According to the New York Times, in the small clinical trial run by Memorial Sloan Kettering Cancer Center, 18 patients took a drug called Dostarlimab for about six months, and in the end, each of them saw their tumors disappear.
Dr Luis A Diaz J of Memorial Sloan Kettering Cancer Center in New York said it was “the first time this has happened in the history of cancer”.
According to experts, Dostarlimab is a drug with molecules produced in the laboratory and it acts as surrogate antibodies in the human body.
The cancer is undetectable on physical examination; endoscopy; positron emission tomography or PET or MRI, the experts added. This proves that Dostarlimab may be a “potential” cure for one of the deadliest cancers.
According to the New York Times, the patients involved in the clinical trial have already undergone treatments such as chemotherapy, radiation therapy and invasive surgery that could lead to bowel, urinary and even sexual dysfunction. The 18 patients entered the trial expecting to go through these procedures as the next step. However, to their surprise, no further treatment was needed.
The results of this trial shocked the experts and they pointed out that complete remission in every patient is “unheard of”.
Dr Alan P. Venook, a colorectal cancer specialist at the University of California, said complete remission in every patient is “unheard of”. He hailed the research as a “world first”.
Experts said the research was impressive because not all patients suffered significant complications as a result of the drug trial.
“There were a lot of tears of joy,” said oncologist Dr. Andrea Cercek, describing the moment patients found they were cancer-free, as quoted by The New York Times.

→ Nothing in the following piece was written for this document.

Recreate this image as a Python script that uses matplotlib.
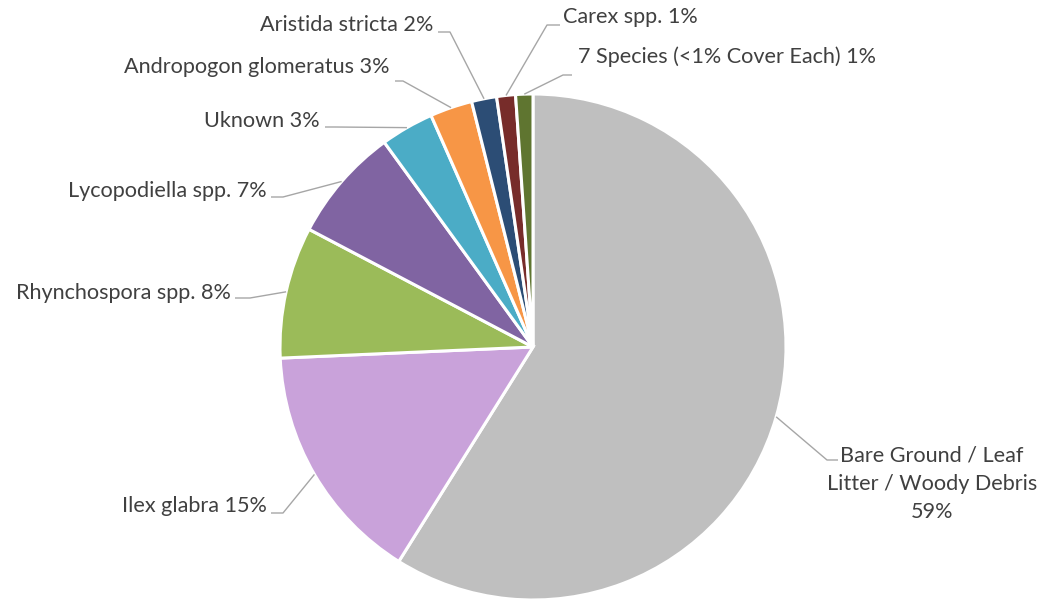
import numpy as np
import matplotlib
matplotlib.use("Agg")
import matplotlib.pyplot as plt

# ---- data ----
categories = ["Bare Ground / Leaf\nLitter / Woody Debris\n", "Ilex glabra ", "Rhynchospora spp. ",
              "Lycopodiella spp. ", "Uknown ", "Andropogon glomeratus ", "Aristida stricta ",
              "Carex spp. ", "7 Species (<1% Cover Each) "]
values = [58.9, 15.4, 8.4, 7.3, 3.4, 2.7, 1.6, 1.2, 1.1]
colors = ["#BFBFBF", "#C9A2DA", "#9BBB59", "#8064A2", "#4BACC6", "#F79646",
          "#2C4D75", "#772C2A", "#5F7530"]

# ---- layout (pixel coords, y measured from top) ----
W, H = 1049, 600
cx, cy, R = 533, 347, 253
label_layout = [
    # text x, text y, ha, elbow, end
    (932, 484, "center", (827, 460), (838, 460)),
    (267, 506, "right", (283, 513), (271, 513)),
    (231, 293, "right", (250, 298), (235, 298)),
    (267, 191, "right", (283, 197), (271, 197)),
    (320, 121, "right", (335, 127), (325, 127)),
    (390, 67, "right", (403, 81), (395, 81)),
    (433, 25, "right", (450, 32), (438, 32)),
    (563, 17, "left", (547, 25), (560, 25)),
    (578, 57, "left", (563, 75), (572, 75)),
]

plt.rcParams['font.family'] = ['Lato', 'DejaVu Sans']
fig = plt.figure(figsize=(W / 100, H / 100), dpi=100)
ax = fig.add_axes([0, 0, 1, 1])
ax.set_xlim(0, W)
ax.set_ylim(0, H)
ax.set_aspect('equal')
ax.axis('off')

wedges, _ = ax.pie(values, colors=colors, startangle=90, counterclock=False,
                   center=(cx, H - cy), radius=R,
                   wedgeprops=dict(edgecolor="white", linewidth=2.2))
ax.set_xlim(0, W)
ax.set_ylim(0, H)

total = sum(values)
text_color = "#404040"
line_color = "#A6A6A6"
for w, cat, v, (tx, ty, ha, elbow, end) in zip(wedges, categories, values, label_layout):
    mid = np.deg2rad((w.theta1 + w.theta2) / 2)
    ax_x = cx + R * np.cos(mid)
    ax_y = (H - cy) + R * np.sin(mid)
    xs = [ax_x, elbow[0], end[0]]
    ys = [ax_y, H - elbow[1], H - end[1]]
    ax.plot(xs, ys, color=line_color, lw=1.0, solid_capstyle='butt', zorder=3)
    pct = f"{round(v / total * 100):d}%"
    ax.text(tx, H - ty, cat + pct, ha=ha, va="center", fontsize=15.6,
            color=text_color, multialignment="center", linespacing=1.52)

fig.savefig("out.png", dpi=100)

According to the doctors, the patients, during the trial, took Dostarlimab every three weeks for six months. “It should be noted that they were all at similar stages of their cancer. The cancer was locally advanced in the rectum but had not spread to other organs,” the doctors added.
“At the time of this report, no patient had received chemoradiotherapy or undergone surgery, and no cases of progression or recurrence had been reported during follow-up,” the researchers wrote in the study published in The media.
Cancer researchers who reviewed the drug told the media that the treatment showed promise, but a larger trial was needed.